Dataset extract:
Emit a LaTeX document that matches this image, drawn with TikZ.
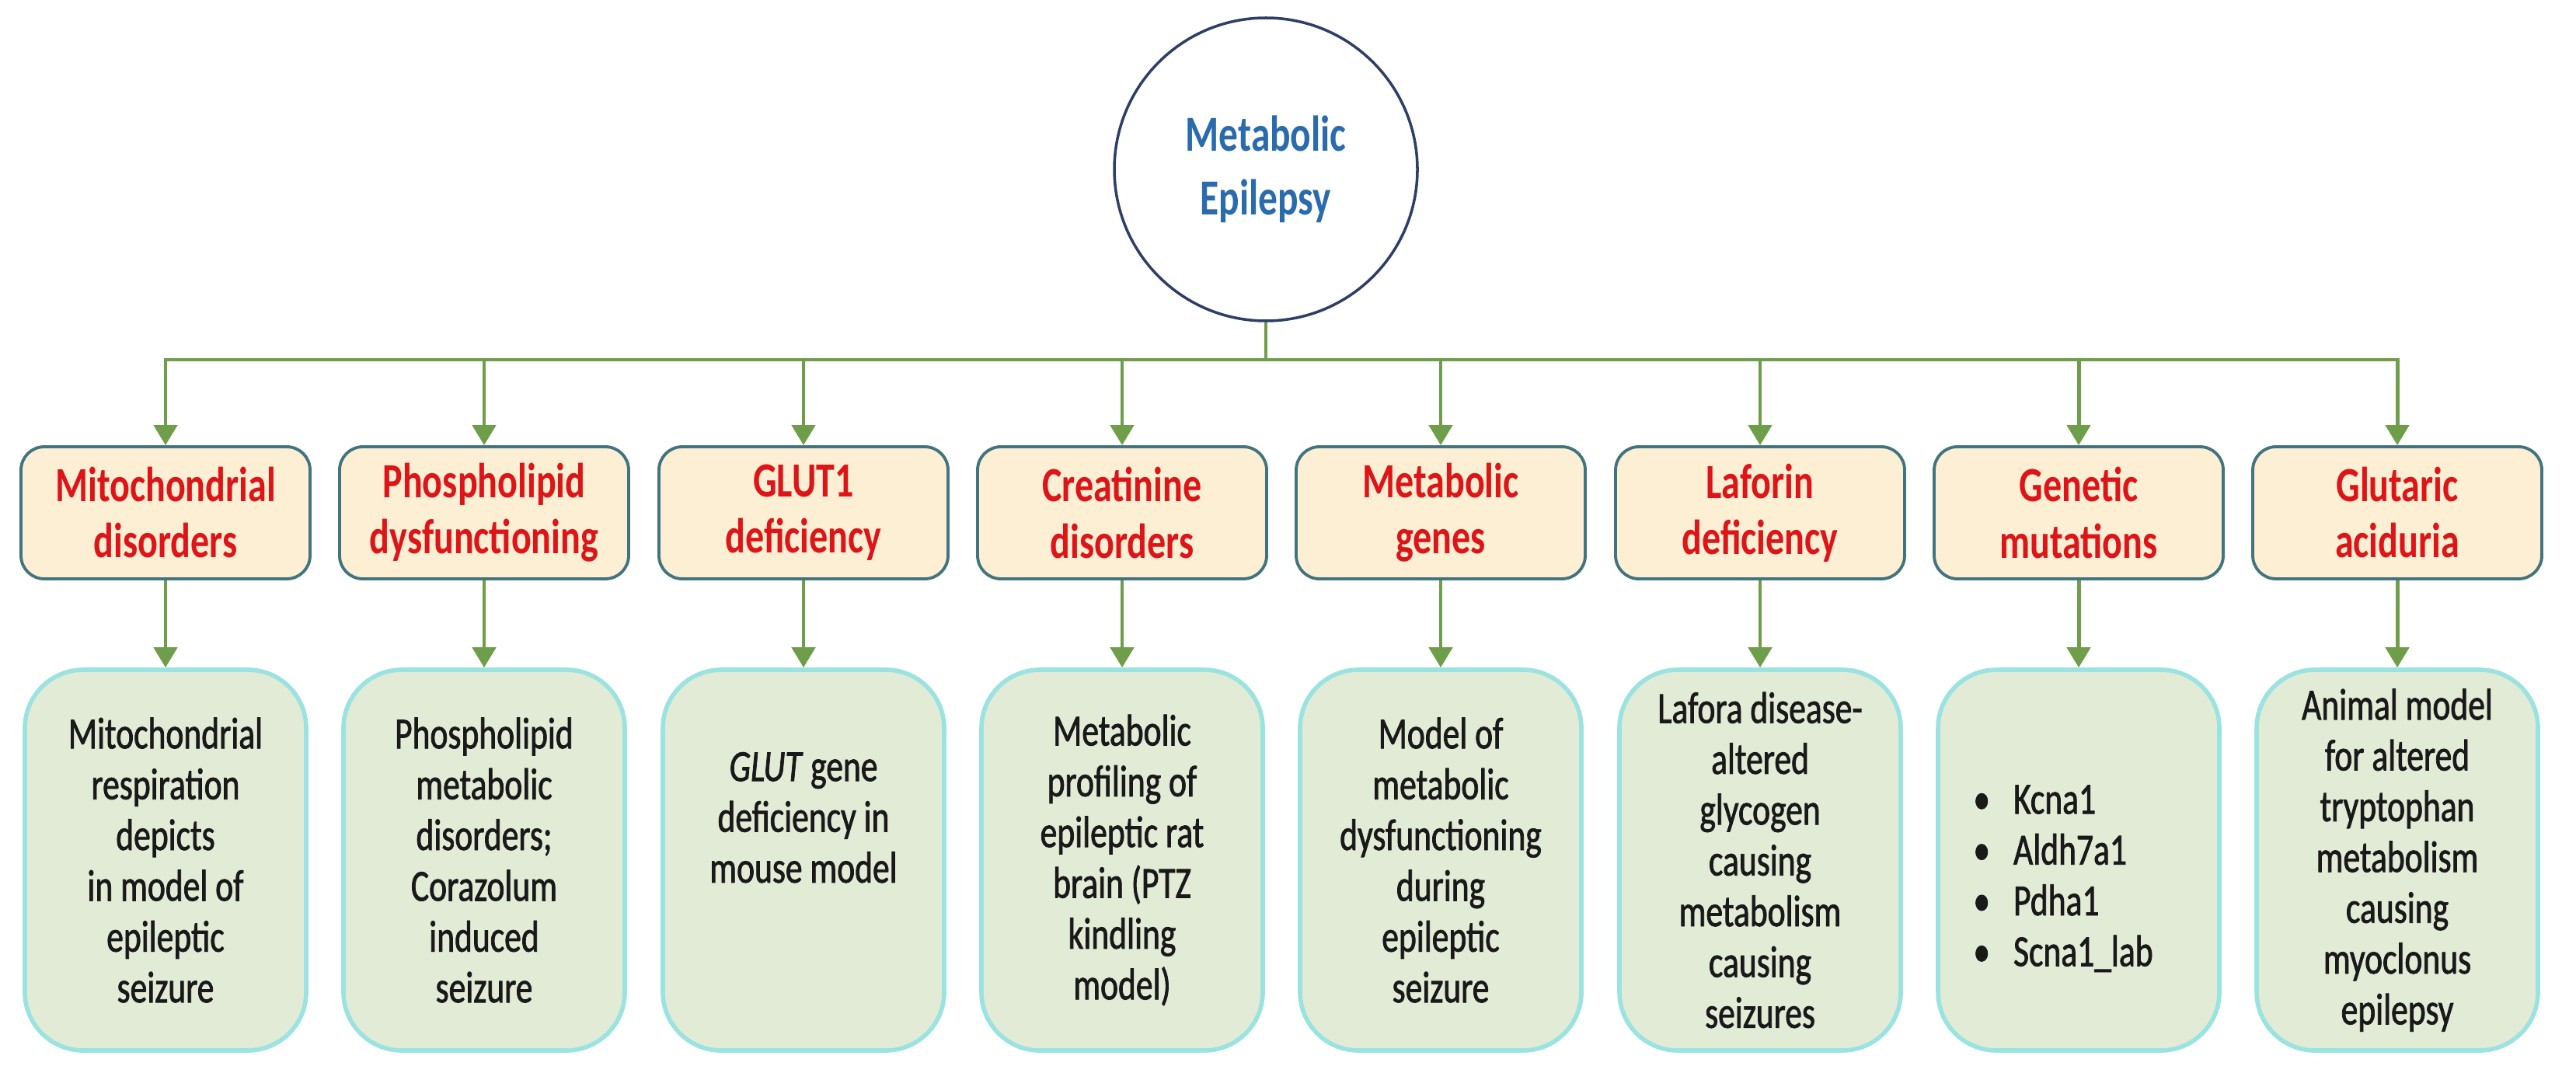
\documentclass[tikz,border=0pt]{standalone}
\usepackage{fontspec}
\setmainfont{Carlito}[FakeStretch=0.76]
\newfontfamily\leaffont{Carlito}[FakeStretch=0.76, FakeBold=1.3]
\usetikzlibrary{arrows.meta}

\definecolor{rootblue}{HTML}{2A6BAE}
\definecolor{rootline}{HTML}{2F3E66}
\definecolor{headred}{HTML}{DD1518}
\definecolor{headfill}{HTML}{FCEFD4}
\definecolor{headline}{HTML}{427480}
\definecolor{leaffill}{HTML}{E2EBD6}
\definecolor{leafline}{HTML}{9BE3E1}
\definecolor{linkgreen}{HTML}{6E9E4A}

\tikzset{
    rootnode/.style={circle, draw=rootline, fill=white, line width=1pt, minimum size=3.9cm,
        align=center, text=rootblue, font=\fontsize{18.5pt}{23.3pt}\selectfont\bfseries},
    headbox/.style={draw=headline, fill=headfill, line width=1.1pt, rounded corners=0.3cm,
        minimum width=3.72cm, minimum height=1.7cm, align=center, text=headred,
        font=\fontsize{18pt}{20.5pt}\selectfont\bfseries},
    leafbox/.style={draw=leafline, fill=leaffill, line width=1.6pt, rounded corners=0.75cm,
        minimum width=3.62cm, minimum height=4.9cm, align=center, text=black!90,
        font=\fontsize{16.3pt}{18.6pt}\leaffont\selectfont},
    link/.style={draw=linkgreen, line width=1.4pt},
    arrowlink/.style={link, -{Triangle[length=0.26cm,width=0.3cm]}}
}

\begin{document}
\begin{tikzpicture}
    \useasboundingbox (0,0) rectangle (33.15,-13.8);

    \node[rootnode] (root) at (16.29,-2.18) {Metabolic\\Epilepsy};

    % first row
    \node[headbox] (head1) at (2.13,-6.6) {Mitochondrial\\disorders};
    \node[headbox] (head2) at (6.23,-6.6) {Phospholipid\\dysfunctioning};
    \node[headbox] (head3) at (10.34,-6.6) {GLUT1\\deficiency};
    \node[headbox] (head4) at (14.44,-6.6) {Creatinine\\disorders};
    \node[headbox] (head5) at (18.54,-6.6) {Metabolic\\genes};
    \node[headbox] (head6) at (22.65,-6.6) {Laforin\\deficiency};
    \node[headbox] (head7) at (26.75,-6.6) {Genetic\\mutations};
    \node[headbox] (head8) at (30.85,-6.6) {Glutaric\\aciduria};

    % second row
    \node[leafbox] (leaf1) at (2.13,-11.07) {Mitochondrial\\respiration\\depicts\\in model of\\epileptic\\seizure};
    \node[leafbox] (leaf2) at (6.23,-11.07) {Phospholipid\\metabolic\\disorders;\\Corazolum\\induced\\seizure};
    \node[leafbox, text depth=1.1cm] (leaf3) at (10.34,-11.07) {\textit{GLUT} gene\\deficiency in\\mouse model};
    \node[leafbox] (leaf4) at (14.44,-11.07) {Metabolic\\profiling of\\epileptic rat\\brain (PTZ\\kindling\\model)};
    \node[leafbox] (leaf5) at (18.54,-11.07) {Model of\\metabolic\\dysfunctioning\\during\\epileptic\\seizure};
    \node[leafbox] (leaf6) at (22.65,-11.07) {Lafora disease-\\altered\\glycogen\\causing\\metabolism\\causing\\seizures};
    \node[leafbox, text depth=0.65cm] (leaf7) at (26.75,-11.07) {\begin{tabular}{@{}l@{\hspace{0.3cm}}l@{}}
        \textbullet & Kcna1\\ \textbullet & Aldh7a1\\ \textbullet & Pdha1\\ \textbullet & Scna1\_lab
        \end{tabular}\hspace{0.4cm}};
    \node[leafbox] (leaf8) at (30.85,-11.07) {Animal model\\for altered\\tryptophan\\metabolism\\causing\\myoclonus\\epilepsy};

    % connectors
    \coordinate (barL) at (2.13,-4.63);
    \coordinate (barR) at (30.85,-4.63);
    \draw[link] (root.south) -- (root |- barL);
    \draw[link, line cap=rect] (barL) -- (barR);
    \foreach \i in {1,...,8} {
        \draw[arrowlink] (head\i |- barL) -- (head\i.north);
        \draw[arrowlink] (head\i.south) -- (leaf\i.north);
    }
\end{tikzpicture}
\end{document}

Job:
Make an exact copy of the data above, pictures excluded.

Right answer:
Emit a LaTeX document that matches this image, drawn with TikZ.
\documentclass[tikz,border=0pt]{standalone}
\usepackage{fontspec}
\setmainfont{Carlito}[FakeStretch=0.76]
\newfontfamily\leaffont{Carlito}[FakeStretch=0.76, FakeBold=1.3]
\usetikzlibrary{arrows.meta}

\definecolor{rootblue}{HTML}{2A6BAE}
\definecolor{rootline}{HTML}{2F3E66}
\definecolor{headred}{HTML}{DD1518}
\definecolor{headfill}{HTML}{FCEFD4}
\definecolor{headline}{HTML}{427480}
\definecolor{leaffill}{HTML}{E2EBD6}
\definecolor{leafline}{HTML}{9BE3E1}
\definecolor{linkgreen}{HTML}{6E9E4A}

\tikzset{
    rootnode/.style={circle, draw=rootline, fill=white, line width=1pt, minimum size=3.9cm,
        align=center, text=rootblue, font=\fontsize{18.5pt}{23.3pt}\selectfont\bfseries},
    headbox/.style={draw=headline, fill=headfill, line width=1.1pt, rounded corners=0.3cm,
        minimum width=3.72cm, minimum height=1.7cm, align=center, text=headred,
        font=\fontsize{18pt}{20.5pt}\selectfont\bfseries},
    leafbox/.style={draw=leafline, fill=leaffill, line width=1.6pt, rounded corners=0.75cm,
        minimum width=3.62cm, minimum height=4.9cm, align=center, text=black!90,
        font=\fontsize{16.3pt}{18.6pt}\leaffont\selectfont},
    link/.style={draw=linkgreen, line width=1.4pt},
    arrowlink/.style={link, -{Triangle[length=0.26cm,width=0.3cm]}}
}

\begin{document}
\begin{tikzpicture}
    \useasboundingbox (0,0) rectangle (33.15,-13.8);

    \node[rootnode] (root) at (16.29,-2.18) {Metabolic\\Epilepsy};

    % first row
    \node[headbox] (head1) at (2.13,-6.6) {Mitochondrial\\disorders};
    \node[headbox] (head2) at (6.23,-6.6) {Phospholipid\\dysfunctioning};
    \node[headbox] (head3) at (10.34,-6.6) {GLUT1\\deficiency};
    \node[headbox] (head4) at (14.44,-6.6) {Creatinine\\disorders};
    \node[headbox] (head5) at (18.54,-6.6) {Metabolic\\genes};
    \node[headbox] (head6) at (22.65,-6.6) {Laforin\\deficiency};
    \node[headbox] (head7) at (26.75,-6.6) {Genetic\\mutations};
    \node[headbox] (head8) at (30.85,-6.6) {Glutaric\\aciduria};

    % second row
    \node[leafbox] (leaf1) at (2.13,-11.07) {Mitochondrial\\respiration\\depicts\\in model of\\epileptic\\seizure};
    \node[leafbox] (leaf2) at (6.23,-11.07) {Phospholipid\\metabolic\\disorders;\\Corazolum\\induced\\seizure};
    \node[leafbox, text depth=1.1cm] (leaf3) at (10.34,-11.07) {\textit{GLUT} gene\\deficiency in\\mouse model};
    \node[leafbox] (leaf4) at (14.44,-11.07) {Metabolic\\profiling of\\epileptic rat\\brain (PTZ\\kindling\\model)};
    \node[leafbox] (leaf5) at (18.54,-11.07) {Model of\\metabolic\\dysfunctioning\\during\\epileptic\\seizure};
    \node[leafbox] (leaf6) at (22.65,-11.07) {Lafora disease-\\altered\\glycogen\\causing\\metabolism\\causing\\seizures};
    \node[leafbox, text depth=0.65cm] (leaf7) at (26.75,-11.07) {\begin{tabular}{@{}l@{\hspace{0.3cm}}l@{}}
        \textbullet & Kcna1\\ \textbullet & Aldh7a1\\ \textbullet & Pdha1\\ \textbullet & Scna1\_lab
        \end{tabular}\hspace{0.4cm}};
    \node[leafbox] (leaf8) at (30.85,-11.07) {Animal model\\for altered\\tryptophan\\metabolism\\causing\\myoclonus\\epilepsy};

    % connectors
    \coordinate (barL) at (2.13,-4.63);
    \coordinate (barR) at (30.85,-4.63);
    \draw[link] (root.south) -- (root |- barL);
    \draw[link, line cap=rect] (barL) -- (barR);
    \foreach \i in {1,...,8} {
        \draw[arrowlink] (head\i |- barL) -- (head\i.north);
        \draw[arrowlink] (head\i.south) -- (leaf\i.north);
    }
\end{tikzpicture}
\end{document}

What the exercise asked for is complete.